Не дав ей, опомнится, он толкнул дверь и вошёл в номер. Девушка отскочила в сторону, уперевшись спиной в стенку. Дан подошёл к ней вплотную.
— Данила… — это всё что смогла из себя выдавить Олеся.
«Какая она красивая», — подумал Раер. Так хотелось к ней прикоснуться, возбудить ответное желание. Заставить ответить на чувства. Так нельзя, нельзя заставить любить себя, нельзя врываться к любимой девушки в номер, нельзя целовать её против воли, но Данила не мог себя заставить уйти. Перед глазами стояла ещё недавняя картинка — Олеся в объятиях норвежца. Дан ощутил новый укол ревности и новую боль. И от этого захотелось ещё больше прижать её к себе и поцеловать. Поставить отметку, объявляющую всем, что Олеся Филатова принадлежит только ему, она его девушка, его женщина.

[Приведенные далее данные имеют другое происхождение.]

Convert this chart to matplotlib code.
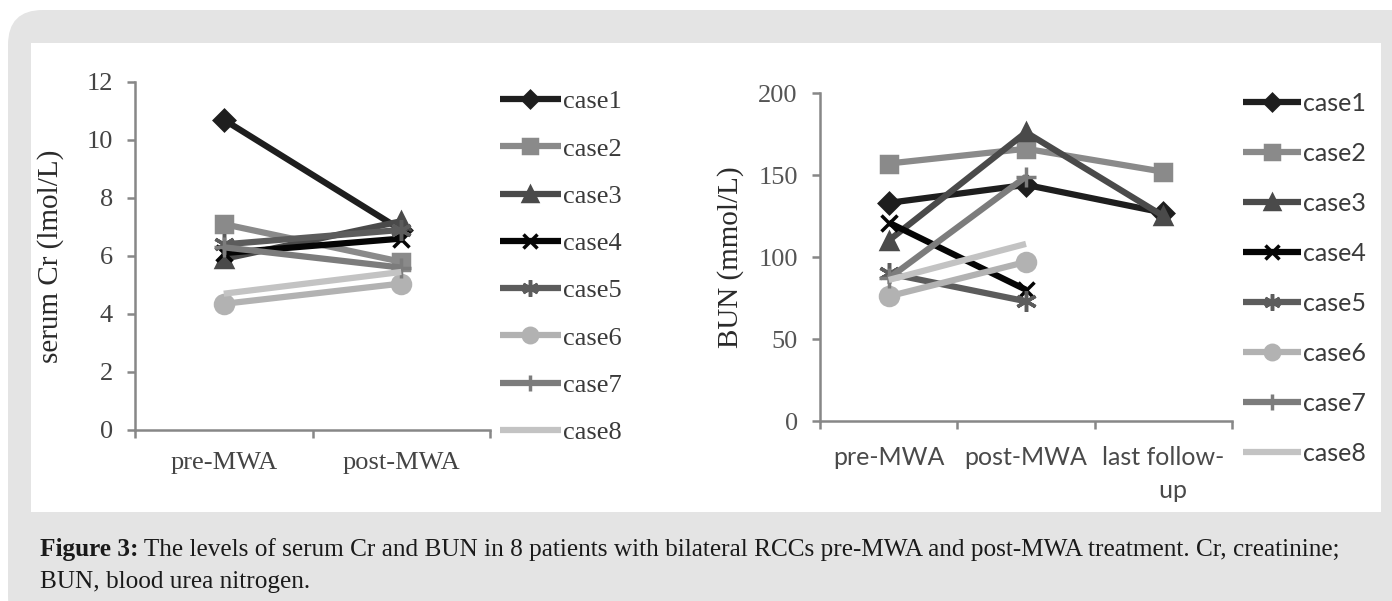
import numpy as np
import matplotlib
matplotlib.use('Agg')
import matplotlib.pyplot as plt
from matplotlib.patches import FancyBboxPatch, Rectangle

# data
cases = ['case1', 'case2', 'case3', 'case4', 'case5', 'case6', 'case7', 'case8']
crStages = ['pre-MWA', 'post-MWA']
bunStages = ['pre-MWA', 'post-MWA', 'last follow-\n   up']

crPre = [10.7, 7.1, 5.9, 6.1, 6.4, 4.35, 6.3, 4.7]
crPost = [6.9, 5.8, 7.2, 6.6, 6.9, 5.05, 5.6, 5.45]

bunPre = [133, 157, 110, 121, 90, 76, 87, 86]
bunPost = [144, 166, 176, 80, 73, 97, 149, 108]
bunLast = [127, 152, 125, np.nan, np.nan, np.nan, np.nan, np.nan]

colors = ['#1e1e1e', '#8a8a8a', '#4a4a4a', '#050505', '#5c5c5c', '#b2b2b2', '#7c7c7c', '#c3c3c3']
markers = ['D', 's', '^', 'x', (6, 2, 0), 'o', '+', None]
msizes = [10, 12, 12, 12, 15, 13, 14, 0]

W, H = 1392, 601
fig = plt.figure(figsize=(W / 100, H / 100), dpi=100, facecolor='white')


def px(x0, y0, x1, y1):
    # pixel box (top-left origin) -> figure fraction rect
    return [x0 / W, 1 - y1 / H, (x1 - x0) / W, (y1 - y0) / H]


# grey card with white panel
fig.patches.append(FancyBboxPatch((8 / W, -0.05), 1.2, 1 - 10 / H + 0.05,
                                  boxstyle='round,pad=0,rounding_size=0.025',
                                  transform=fig.transFigure, facecolor='#e4e4e4',
                                  edgecolor='none', zorder=-2, mutation_aspect=W / H))
fig.patches.append(Rectangle((31 / W, 1 - 512 / H), (1381 - 31) / W, (512 - 43) / H,
                             transform=fig.transFigure, facecolor='white',
                             edgecolor='none', zorder=-1))

axisGrey = '#878787'


def styleAxes(ax, ncat, tickSize, tickColor, xpad):
    for s in ['top', 'right']:
        ax.spines[s].set_visible(False)
    for s in ['left', 'bottom']:
        ax.spines[s].set_color(axisGrey)
        ax.spines[s].set_linewidth(1.8)
    ax.set_xlim(-0.5, ncat - 0.5)
    ax.set_xticks(np.arange(-0.5, ncat, 1.0))
    ax.set_xticklabels([])
    ax.tick_params(axis='both', which='major', direction='out', length=6,
                   width=1.8, color=axisGrey)
    ax.tick_params(axis='y', labelsize=tickSize, labelcolor=tickColor, pad=10)
    ax.tick_params(axis='x', which='minor', length=0, pad=xpad, labelsize=tickSize,
                   labelcolor=tickColor)
    ax.set_facecolor('none')


# ---- left: serum Cr ----
ax1 = fig.add_axes(px(135, 82, 490, 430))
for i, c in enumerate(cases):
    ax1.plot([0, 1], [crPre[i], crPost[i]], color=colors[i], lw=4.5,
             marker=markers[i], ms=msizes[i], mew=2.5, label=c, solid_capstyle='butt')
ax1.set_ylim(0, 12)
ax1.set_yticks(range(0, 13, 2))
styleAxes(ax1, 2, 19, '#444444', 16)
ax1.set_xticks([0, 1], minor=True)
ax1.set_xticklabels(crStages, minor=True, family='Liberation Serif')
for t in ax1.get_yticklabels():
    t.set_family('Liberation Serif')
ax1.set_ylabel('serum Cr (lmol/L)', family='Liberation Serif', fontsize=21,
               color='#2a2a2a', labelpad=16)
h, l = ax1.get_legend_handles_labels()
fig.legend(h, l, loc='upper left', bbox_to_anchor=(500 / W, 1 - 90 / H), frameon=False,
           prop={'family': 'Liberation Serif', 'size': 19}, labelcolor='#3a3a3a',
           handlelength=2.3, handletextpad=0.1, labelspacing=0.9, borderpad=0,
           borderaxespad=0, markerscale=0.8)

# ---- right: BUN ----
ax2 = fig.add_axes(px(820, 93, 1232, 421))
for i, c in enumerate(cases):
    ax2.plot([0, 1, 2], [bunPre[i], bunPost[i], bunLast[i]], color=colors[i], lw=4.5,
             marker=markers[i], ms=msizes[i], mew=2.5, label=c, solid_capstyle='butt')
ax2.set_ylim(0, 200)
ax2.set_yticks(range(0, 201, 50))
styleAxes(ax2, 3, 18, '#4a4a4a', 18)
ax2.set_xticks([0, 1, 2], minor=True)
ax2.set_xticklabels(bunStages, minor=True, family='Lato', linespacing=1.5)
for t in ax2.get_yticklabels():
    t.set_family('Liberation Serif')
    t.set_fontsize(19)
    t.set_color('#555555')
ax2.set_ylabel('BUN (mmol/L)', family='Liberation Serif', fontsize=21,
               color='#2a2a2a', labelpad=10)
h, l = ax2.get_legend_handles_labels()
fig.legend(h, l, loc='upper left', bbox_to_anchor=(1243 / W, 1 - 92 / H), frameon=False,
           prop={'family': 'Lato', 'size': 18}, labelcolor='#3a3a3a',
           handlelength=2.3, handletextpad=0.1, labelspacing=1.08, borderpad=0,
           borderaxespad=0, markerscale=0.8)

# ---- caption ----
capFont = 'Liberation Serif'
capSize = 18.2
t1 = fig.text(40 / W, 1 - 556 / H, 'Figure 3:', family=capFont, fontsize=capSize,
              weight='bold', color='#1a1a1a', va='baseline')
fig.text(40 / W, 1 - 588 / H, 'BUN, blood urea nitrogen.', family=capFont,
         fontsize=capSize, color='#1a1a1a', va='baseline')
fig.canvas.draw()
bb = t1.get_window_extent()
fig.text(bb.x1 / W, 1 - 556 / H, ' The levels of serum Cr and BUN in 8 patients with '
         'bilateral RCCs pre-MWA and post-MWA treatment. Cr, creatinine;',
         family=capFont, fontsize=capSize, color='#1a1a1a', va='baseline')

fig.savefig('out.png', dpi=100, facecolor='white')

Олеська видела, как поменялся его взгляд, он вдруг сделался напряжённым и злым. Данила наклонился к ней, грубо схватил за волосы и его губы коснулись её губ, вбирая их в себя, сминая, приоткрывая. Что-то полыхнуло между ними, как разряд электрического тока, пронизывая Олесю, с ног до головы. Поцелуй из лёгкого, исследующего касания превратился в настоящий, глубокий, требовательный, шокирующий.
Голова кружилась, сердце бешено стучало…
Рука Данилы потянулась к выключателю, вторая скользнула под Олескину футболку, касаясь обнажённой тёплой кожи…
Тишину разорвал громкий звук пощёчины. Дан с неохотой разомкнул губы. Олеся отпрянула от него. У обоих возникло ощущения какой-то потери, холода, пустоты.